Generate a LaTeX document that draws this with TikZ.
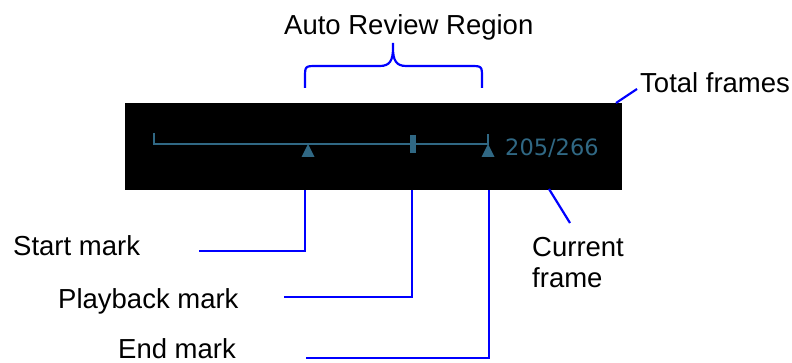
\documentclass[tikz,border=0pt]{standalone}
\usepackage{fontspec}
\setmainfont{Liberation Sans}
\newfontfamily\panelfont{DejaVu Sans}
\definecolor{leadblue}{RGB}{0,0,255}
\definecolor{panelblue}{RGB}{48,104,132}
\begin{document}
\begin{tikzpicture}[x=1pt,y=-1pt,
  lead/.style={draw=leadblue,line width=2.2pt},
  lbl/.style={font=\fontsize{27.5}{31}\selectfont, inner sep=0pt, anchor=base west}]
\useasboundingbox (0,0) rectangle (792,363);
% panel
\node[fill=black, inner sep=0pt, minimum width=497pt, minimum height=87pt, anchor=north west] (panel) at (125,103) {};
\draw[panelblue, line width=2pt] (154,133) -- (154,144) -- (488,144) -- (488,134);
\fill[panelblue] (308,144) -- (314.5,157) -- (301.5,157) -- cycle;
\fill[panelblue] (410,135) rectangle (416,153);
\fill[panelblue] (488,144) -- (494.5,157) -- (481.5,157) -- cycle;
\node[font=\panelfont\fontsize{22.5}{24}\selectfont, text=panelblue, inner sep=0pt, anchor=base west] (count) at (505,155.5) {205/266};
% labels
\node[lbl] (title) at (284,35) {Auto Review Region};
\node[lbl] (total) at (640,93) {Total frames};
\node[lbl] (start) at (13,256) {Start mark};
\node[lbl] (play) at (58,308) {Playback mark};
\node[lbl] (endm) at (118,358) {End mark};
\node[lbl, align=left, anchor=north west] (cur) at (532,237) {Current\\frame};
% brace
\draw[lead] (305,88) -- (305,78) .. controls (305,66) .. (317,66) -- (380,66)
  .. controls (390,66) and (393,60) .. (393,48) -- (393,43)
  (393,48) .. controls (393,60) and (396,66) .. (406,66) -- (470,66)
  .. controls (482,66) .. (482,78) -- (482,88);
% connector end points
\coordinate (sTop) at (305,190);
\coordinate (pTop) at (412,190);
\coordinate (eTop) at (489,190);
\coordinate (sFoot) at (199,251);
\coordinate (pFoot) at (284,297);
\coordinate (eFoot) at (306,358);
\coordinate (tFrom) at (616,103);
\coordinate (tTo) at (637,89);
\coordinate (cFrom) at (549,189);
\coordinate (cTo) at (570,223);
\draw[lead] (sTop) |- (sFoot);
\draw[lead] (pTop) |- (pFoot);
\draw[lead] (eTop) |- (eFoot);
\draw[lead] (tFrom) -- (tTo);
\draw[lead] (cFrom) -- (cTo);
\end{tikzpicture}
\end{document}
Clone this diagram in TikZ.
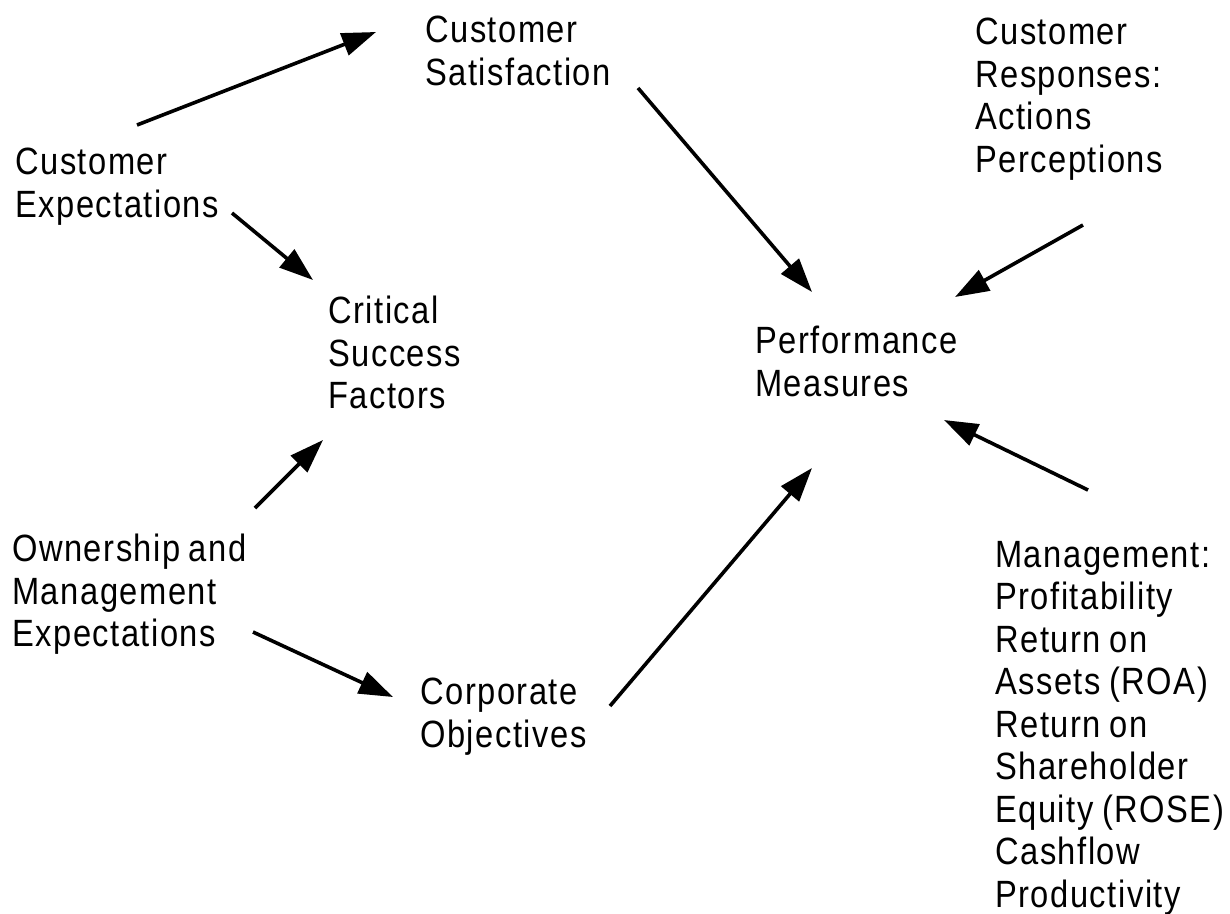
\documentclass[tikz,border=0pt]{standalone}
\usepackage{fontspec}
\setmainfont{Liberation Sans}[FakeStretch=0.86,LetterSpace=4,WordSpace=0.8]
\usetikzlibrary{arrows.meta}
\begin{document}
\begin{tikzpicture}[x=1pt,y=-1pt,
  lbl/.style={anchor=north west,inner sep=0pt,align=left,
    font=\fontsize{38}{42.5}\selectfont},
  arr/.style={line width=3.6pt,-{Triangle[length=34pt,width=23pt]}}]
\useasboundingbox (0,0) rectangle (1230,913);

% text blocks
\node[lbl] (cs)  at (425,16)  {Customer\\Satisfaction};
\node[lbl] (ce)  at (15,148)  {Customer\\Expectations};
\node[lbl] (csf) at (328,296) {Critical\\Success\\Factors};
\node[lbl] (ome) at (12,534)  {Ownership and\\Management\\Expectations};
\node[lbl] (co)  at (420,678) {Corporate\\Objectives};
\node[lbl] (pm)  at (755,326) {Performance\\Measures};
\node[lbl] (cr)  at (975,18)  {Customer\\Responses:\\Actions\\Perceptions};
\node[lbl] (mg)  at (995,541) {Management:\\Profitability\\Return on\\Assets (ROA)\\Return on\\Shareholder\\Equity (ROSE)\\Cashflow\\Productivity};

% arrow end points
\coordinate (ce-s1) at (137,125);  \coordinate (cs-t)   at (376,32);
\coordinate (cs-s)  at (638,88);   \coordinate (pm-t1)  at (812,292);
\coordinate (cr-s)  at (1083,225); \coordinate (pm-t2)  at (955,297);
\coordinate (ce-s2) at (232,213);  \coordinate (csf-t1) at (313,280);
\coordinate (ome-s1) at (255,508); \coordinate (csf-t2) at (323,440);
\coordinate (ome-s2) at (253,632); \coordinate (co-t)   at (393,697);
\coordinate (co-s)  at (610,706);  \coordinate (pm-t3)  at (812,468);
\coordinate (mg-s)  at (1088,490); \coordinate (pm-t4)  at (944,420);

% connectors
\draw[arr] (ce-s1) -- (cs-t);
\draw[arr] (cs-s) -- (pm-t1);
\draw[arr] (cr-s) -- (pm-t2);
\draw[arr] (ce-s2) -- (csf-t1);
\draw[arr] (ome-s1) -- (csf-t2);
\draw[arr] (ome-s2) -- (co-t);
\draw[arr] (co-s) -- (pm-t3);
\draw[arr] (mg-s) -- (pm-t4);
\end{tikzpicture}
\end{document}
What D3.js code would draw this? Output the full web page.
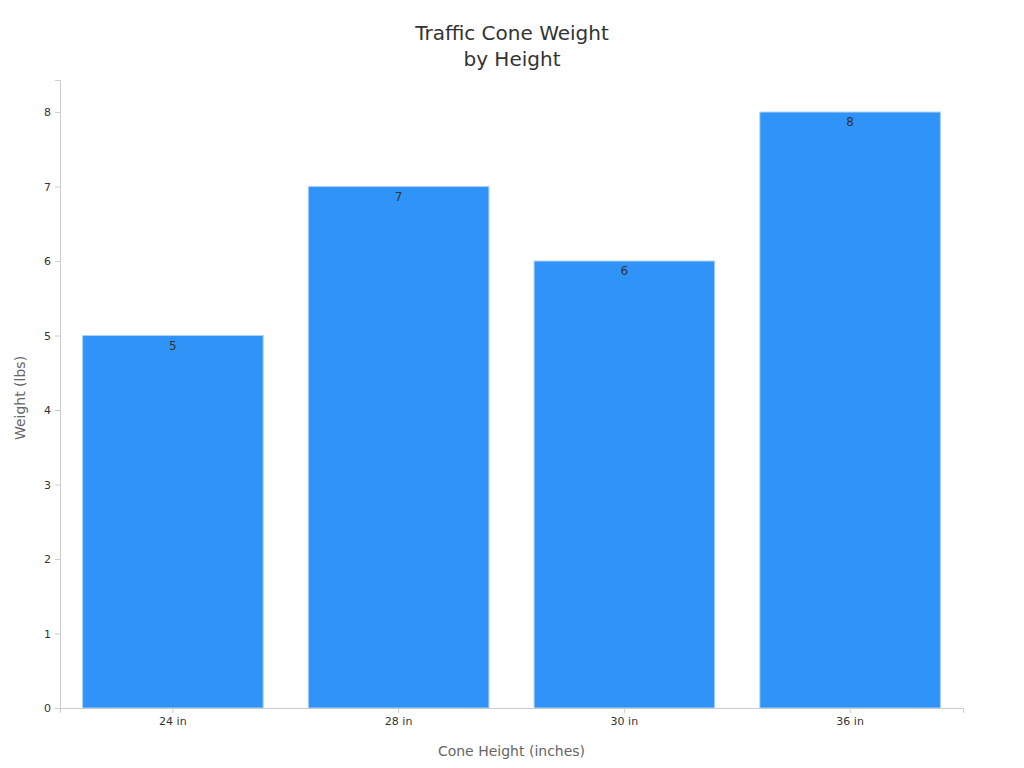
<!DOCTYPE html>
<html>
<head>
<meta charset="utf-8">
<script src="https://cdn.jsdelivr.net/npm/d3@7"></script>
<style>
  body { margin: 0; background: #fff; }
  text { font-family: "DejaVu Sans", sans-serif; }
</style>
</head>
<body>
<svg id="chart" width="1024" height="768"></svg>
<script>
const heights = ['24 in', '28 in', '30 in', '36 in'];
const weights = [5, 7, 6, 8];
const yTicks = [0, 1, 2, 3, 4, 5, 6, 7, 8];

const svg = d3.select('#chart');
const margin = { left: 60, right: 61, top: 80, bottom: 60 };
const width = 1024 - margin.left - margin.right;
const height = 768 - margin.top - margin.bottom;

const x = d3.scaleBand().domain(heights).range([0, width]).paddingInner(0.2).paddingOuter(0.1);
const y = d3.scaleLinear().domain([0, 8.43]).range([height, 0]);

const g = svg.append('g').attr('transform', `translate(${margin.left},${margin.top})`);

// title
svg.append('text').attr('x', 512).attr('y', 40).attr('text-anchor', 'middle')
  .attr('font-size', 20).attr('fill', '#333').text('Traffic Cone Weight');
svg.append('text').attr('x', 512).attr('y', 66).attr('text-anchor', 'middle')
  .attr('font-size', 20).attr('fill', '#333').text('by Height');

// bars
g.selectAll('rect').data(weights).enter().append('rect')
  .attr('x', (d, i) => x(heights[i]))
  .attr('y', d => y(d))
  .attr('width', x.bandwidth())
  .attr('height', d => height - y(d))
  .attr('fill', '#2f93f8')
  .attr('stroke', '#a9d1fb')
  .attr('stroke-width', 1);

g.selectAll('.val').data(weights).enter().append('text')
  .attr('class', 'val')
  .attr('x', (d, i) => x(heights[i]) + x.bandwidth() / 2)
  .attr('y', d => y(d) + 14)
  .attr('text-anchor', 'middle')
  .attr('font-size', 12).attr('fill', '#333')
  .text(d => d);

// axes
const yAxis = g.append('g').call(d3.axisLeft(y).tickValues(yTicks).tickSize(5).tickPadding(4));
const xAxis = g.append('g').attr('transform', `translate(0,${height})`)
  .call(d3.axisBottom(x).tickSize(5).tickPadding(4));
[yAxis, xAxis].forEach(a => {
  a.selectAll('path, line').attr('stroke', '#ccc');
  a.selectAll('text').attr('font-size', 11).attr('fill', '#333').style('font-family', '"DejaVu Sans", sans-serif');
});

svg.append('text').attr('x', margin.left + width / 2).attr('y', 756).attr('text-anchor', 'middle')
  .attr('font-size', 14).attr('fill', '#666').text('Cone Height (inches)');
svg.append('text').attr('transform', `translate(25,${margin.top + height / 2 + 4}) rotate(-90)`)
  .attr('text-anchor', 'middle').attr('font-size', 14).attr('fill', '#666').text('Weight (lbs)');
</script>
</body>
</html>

--

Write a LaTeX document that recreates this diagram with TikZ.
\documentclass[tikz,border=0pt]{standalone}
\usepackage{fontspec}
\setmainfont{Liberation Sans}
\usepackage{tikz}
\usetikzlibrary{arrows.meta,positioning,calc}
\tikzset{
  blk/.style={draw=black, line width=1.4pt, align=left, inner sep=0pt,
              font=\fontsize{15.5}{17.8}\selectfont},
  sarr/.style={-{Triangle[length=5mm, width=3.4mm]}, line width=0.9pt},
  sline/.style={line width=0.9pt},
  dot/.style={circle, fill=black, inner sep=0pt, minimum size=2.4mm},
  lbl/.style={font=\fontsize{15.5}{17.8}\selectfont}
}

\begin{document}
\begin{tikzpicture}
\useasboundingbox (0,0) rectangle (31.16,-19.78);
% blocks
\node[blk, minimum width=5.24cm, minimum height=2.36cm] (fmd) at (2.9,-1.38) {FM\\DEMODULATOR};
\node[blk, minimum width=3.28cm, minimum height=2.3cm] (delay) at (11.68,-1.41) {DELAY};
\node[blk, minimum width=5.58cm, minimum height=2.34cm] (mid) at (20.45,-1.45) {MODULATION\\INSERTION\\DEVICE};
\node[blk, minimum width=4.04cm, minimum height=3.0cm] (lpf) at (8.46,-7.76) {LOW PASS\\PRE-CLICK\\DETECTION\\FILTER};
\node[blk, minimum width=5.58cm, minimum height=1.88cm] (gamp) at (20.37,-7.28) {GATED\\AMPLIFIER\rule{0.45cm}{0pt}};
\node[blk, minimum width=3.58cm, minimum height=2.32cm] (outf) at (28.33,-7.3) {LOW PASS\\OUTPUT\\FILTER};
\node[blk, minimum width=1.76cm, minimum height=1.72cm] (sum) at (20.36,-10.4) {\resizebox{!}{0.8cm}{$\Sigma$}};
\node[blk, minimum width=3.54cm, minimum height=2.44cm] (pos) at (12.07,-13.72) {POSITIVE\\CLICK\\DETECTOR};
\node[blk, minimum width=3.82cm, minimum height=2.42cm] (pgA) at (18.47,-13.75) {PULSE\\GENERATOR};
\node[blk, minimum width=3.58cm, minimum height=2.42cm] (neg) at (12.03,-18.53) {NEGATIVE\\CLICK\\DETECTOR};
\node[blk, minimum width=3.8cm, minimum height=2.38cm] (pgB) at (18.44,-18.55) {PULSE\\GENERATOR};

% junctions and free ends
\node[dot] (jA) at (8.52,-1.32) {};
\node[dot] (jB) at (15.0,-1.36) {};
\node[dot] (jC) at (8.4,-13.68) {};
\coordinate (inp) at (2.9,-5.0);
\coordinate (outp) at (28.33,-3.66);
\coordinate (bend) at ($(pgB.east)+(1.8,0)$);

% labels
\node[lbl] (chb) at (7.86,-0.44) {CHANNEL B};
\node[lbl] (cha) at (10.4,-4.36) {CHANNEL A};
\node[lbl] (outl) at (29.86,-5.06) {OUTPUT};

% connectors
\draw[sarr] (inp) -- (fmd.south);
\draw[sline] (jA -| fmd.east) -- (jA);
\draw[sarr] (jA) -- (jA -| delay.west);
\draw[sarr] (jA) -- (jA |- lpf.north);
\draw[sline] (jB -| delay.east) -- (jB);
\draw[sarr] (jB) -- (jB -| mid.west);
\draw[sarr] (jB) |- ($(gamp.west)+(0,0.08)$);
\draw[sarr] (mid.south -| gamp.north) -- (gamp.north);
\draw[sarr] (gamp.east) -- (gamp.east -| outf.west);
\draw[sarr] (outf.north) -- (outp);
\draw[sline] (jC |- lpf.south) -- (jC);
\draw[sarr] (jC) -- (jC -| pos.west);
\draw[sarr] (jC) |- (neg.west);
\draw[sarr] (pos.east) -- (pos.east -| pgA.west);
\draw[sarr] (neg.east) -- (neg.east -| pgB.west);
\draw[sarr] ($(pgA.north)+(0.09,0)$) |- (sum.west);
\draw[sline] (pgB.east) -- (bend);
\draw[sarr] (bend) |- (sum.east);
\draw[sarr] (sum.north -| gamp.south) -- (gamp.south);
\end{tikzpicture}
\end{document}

INSTRUCTIONS FOR THE TASK — Copy exactly, and copy only, the lines from the one with "Clone this diagram in TikZ." to the one with "on\\Assets (ROA)\\Return on\\Shareholder\\Equity", ends included. Pictures are not part of the copy.

REPLY TO THE TASK —
Clone this diagram in TikZ.
\documentclass[tikz,border=0pt]{standalone}
\usepackage{fontspec}
\setmainfont{Liberation Sans}[FakeStretch=0.86,LetterSpace=4,WordSpace=0.8]
\usetikzlibrary{arrows.meta}
\begin{document}
\begin{tikzpicture}[x=1pt,y=-1pt,
  lbl/.style={anchor=north west,inner sep=0pt,align=left,
    font=\fontsize{38}{42.5}\selectfont},
  arr/.style={line width=3.6pt,-{Triangle[length=34pt,width=23pt]}}]
\useasboundingbox (0,0) rectangle (1230,913);

% text blocks
\node[lbl] (cs)  at (425,16)  {Customer\\Satisfaction};
\node[lbl] (ce)  at (15,148)  {Customer\\Expectations};
\node[lbl] (csf) at (328,296) {Critical\\Success\\Factors};
\node[lbl] (ome) at (12,534)  {Ownership and\\Management\\Expectations};
\node[lbl] (co)  at (420,678) {Corporate\\Objectives};
\node[lbl] (pm)  at (755,326) {Performance\\Measures};
\node[lbl] (cr)  at (975,18)  {Customer\\Responses:\\Actions\\Perceptions};
\node[lbl] (mg)  at (995,541) {Management:\\Profitability\\Return on\\Assets (ROA)\\Return on\\Shareholder\\Equity (ROSE)\\Cashflow\\Productivity};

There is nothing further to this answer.